His intervention sparked criticisms from other ministers, including Finance Minister Michel Sapin, who complained about the habit of the U.K. Chancellor George Osborne’s nonstop criticism of the eurozone and its handling of the Greek crisis.

These attacks from across Europe on Cameron’s lack of policy on Europe are without precedent. They represent the gradual awakening across the Channel that Cameron’s proposed “In-Out” EU referendum — an irrevocable pledge if he retains power — is likely to lead to Brexit, Britain quitting the EU.

Why invest much time in a relationship if in a couple of years Britain will no longer be in the EU?

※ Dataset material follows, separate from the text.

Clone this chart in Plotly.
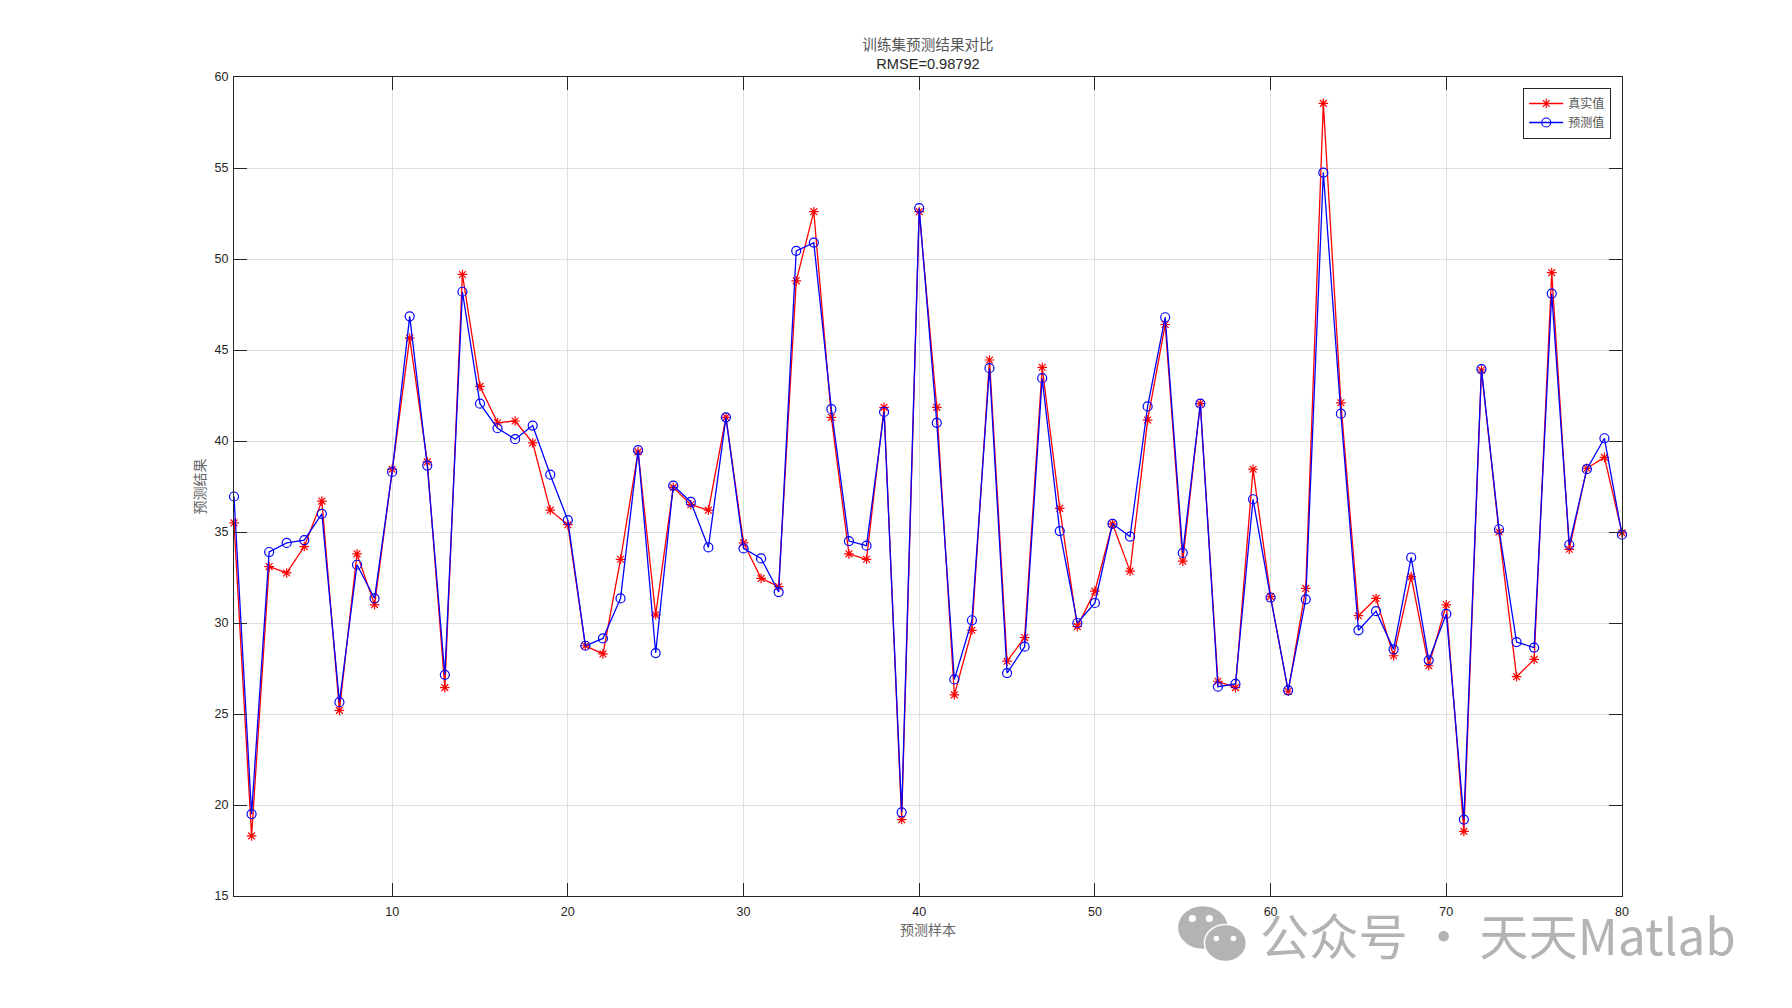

In Britain, two recently retired generals have taken the unusual step of publicly criticizing the prime minister. On BBC News, General Sir Richard Shirreff deplored David Cameron’s absence from team Europe’s efforts to try and stop Ukraine sliding into unstoppable conflict.

“The U.K. is a major NATO member, it is a major EU member, it is a member of the U.N. Security Council, and it is unfortunate that the weight that the British prime minister could bring to efforts to resolve this crisis appears to be absent.” General Shirreff called his prime minister a “bit player” and a “foreign policy irrelevance.” Those are strong words, especially considering that, until 2014, Sir Richard was the U.K.’s highest-ranking NATO commander.

Shirreff was echoing the criticism from General Jonathan Shaw who commanded Britain’s Special Forces (SAS).

In his new book “Britain in a Perilous World” (Haus Books), Shaw describes David Cameron as a prime minister seemingly “more interested in the instant gratification of action rather than the tedious discipline of deep, coherent thought.” Ouch.

Unlike in the United States — where outspoken generals once out of the military are commonplace — British senior army officers usually maintain a stiff-upper-lip silence about their political masters.

That these two admired military commanders have separately made the same kind of criticism of the prime minister as newspaper editors on the European continent shows just how low Britain’s diplomatic status has sunk even in the eyes of senior Brits at the heart of the British state machinery.

“‘The British Giant shrinks to Little England” is how Germany’s Die Welt sees Cameron’s new isolationism. The paper’s veteran London correspondent, Thomas Kielinger, is an Anglophile who taught at British universities and is author of a well-received Churchill biography, which is selling well in Germany.

But he asks “What will happen with the referendum on the EU that Cameron promised in 2017? Uncertainty, thy name is the United Kingdom.”

This is also true of the British in security policy. The size of the British army is reduced by current plans to 82,000 men — which can be comfortably accommodated in Wembley Stadium.

“A single British aircraft carrier currently holds vigil on the seas — there is no more question of whether ‘Britannia rules the waves.’ In the 1991 Persian Gulf War, the Royal Air Force had 31 squadrons. Now there are only eight.

This explains why the British contribution to the air war against the Islamic State amounts to just 6 percent of all sorties flown,” Kielinger writes.

The paper concludes that Cameron — and by implication his country — does not matter anymore on the European stage.

True or not, the judgment is the harshest passed on a British prime minister in decades from so many who are friends of Britain and do not want to see the country slowly vanish as an international player.

Denis MacShane was the United Kingdom’s Minister for Europe from 2002 to 2005.